Castellano had around $300 in his pocket when he was arrested in 1959. News coverage at the time reported that his operation processed $2,500 a week in wagers. That’s about $23,000 in today’s dollars, according to the U.S. Department of Labor’s online inflation calculators.
Bolita was a $5 million-a-year industry in the 1950s and early 1960s, according to news archives. That’s equivalent to more than $46.5 million today.
Big money brought out the guns.
Tito Rubio was shot down in 1938 in front of his Lincoln Club, one of the city’s most prosperous illegal gambling parlors.
Charlie Wall, once known as the dean of the underworld, had his head battered with a baseball bat and his neck cut from ear to ear with a knife. This happened at his home in 1955 when there were rumors that Wall was seeking to reclaim his criminal empire.
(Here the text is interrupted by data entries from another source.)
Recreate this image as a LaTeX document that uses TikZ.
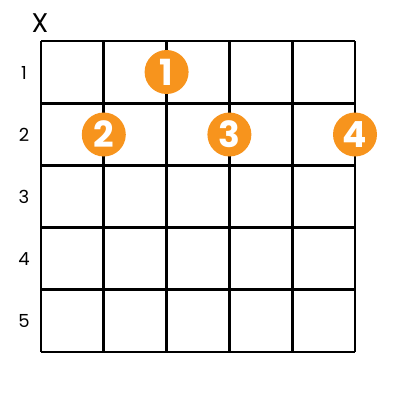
\documentclass[tikz,border=0pt]{standalone}
\usepackage{fontspec}
\setmainfont{Poppins}
\usepackage{tikz}
\usetikzlibrary{positioning}
\definecolor{fingerorange}{HTML}{F7941D}
\tikzset{
  fret/.style={line width=2.8pt, black},
  finger/.style={circle, fill=fingerorange, minimum size=44pt, inner sep=0pt,
    text=white, font=\fontsize{36}{36}\selectfont\bfseries},
  fretnum/.style={font=\fontsize{18}{18}\selectfont},
}
\begin{document}
\begin{tikzpicture}[x=1pt,y=-1pt]
\useasboundingbox (0,0) rectangle (400,400);
%\fill[white] (0,0) rectangle (400,400);
\draw node (mute) at (40,23) {\fontsize{27}{27}\selectfont X};
\node[fretnum] (n1) at (24,73) {1};
\node[fretnum] (n2) at (24,135) {2};
\node[fretnum] (n3) at (24,197) {3};
\node[fretnum] (n4) at (24,259) {4};
\node[fretnum] (n5) at (24,321) {5};
% strings
\draw[fret] (41,41) -- (41,352);
\draw[fret] (103.8,41) -- (103.8,352);
\draw[fret] (166.6,41) -- (166.6,352);
\draw[fret] (229.4,41) -- (229.4,352);
\draw[fret] (292.2,41) -- (292.2,352);
\draw[fret] (355,41) -- (355,352);
% frets
\draw[fret] (41,41) -- (355,41);
\draw[fret] (41,103.2) -- (355,103.2);
\draw[fret] (41,165.4) -- (355,165.4);
\draw[fret] (41,227.6) -- (355,227.6);
\draw[fret] (41,289.8) -- (355,289.8);
\draw[fret] (41,352) -- (355,352);
% fingers
\node[finger] (f1) at (166.6,72) {1};
\node[finger] (f2) at (103.8,134.5) {2};
\node[finger] (f3) at (229.4,134.5) {3};
\node[finger] (f4) at (355,134.5) {4};
\end{tikzpicture}
\end{document}
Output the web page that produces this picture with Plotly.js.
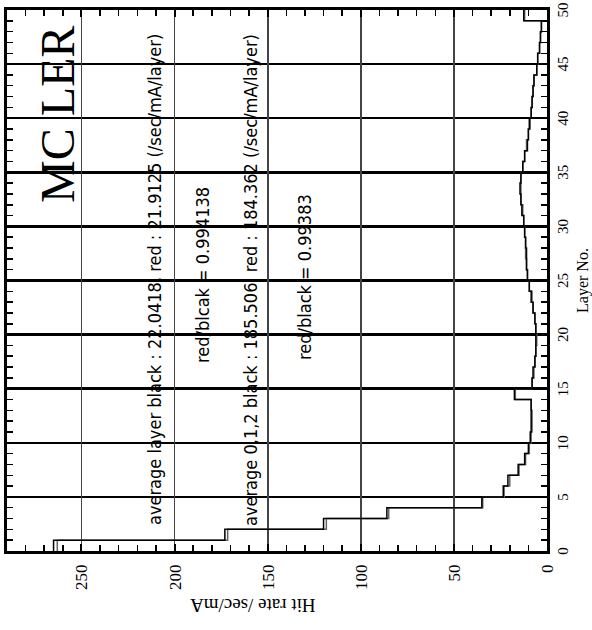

And Joe Diaz was shot and killed in 1958 outside his girlfriend’s home. Diaz was known as the “last holdout,” because he was the final major bolita operator who would not turn over his operations to the Italian mafia.
Those three cases, like most of the bolita-related slayings, were not solved. Some alleged that the surviving syndicates used gambling profits to pay off law enforcement, politicians and judges.
How were bolita bets recorded?
A betting sheet taken from the Swift/Castellano raid and an explainer in the Vice Squad report provide some insight into how it all worked.
Two numbers separated by a dash: The figure to the left is the gambler’s chosen number and to the right is the wager. So, 20-100 means someone bet $100 on No. 20.
Stacked numbers on the left grouped with one number to the right: The numbers to the left are numbers chosen by a single better and the number to the right is their wager on each of those numbers.
82 ) 10
This means someone wagered $10 on Nos. 33, 82 and 43 for a total of $30.
Columns with three numbers connected with dashes: These are parlays. The figures to left and right are the wagered numbers, and the middle is the dollar amount. So, “04-15-20″ means someone wagered $15 on numbers 4 and 20 being picked.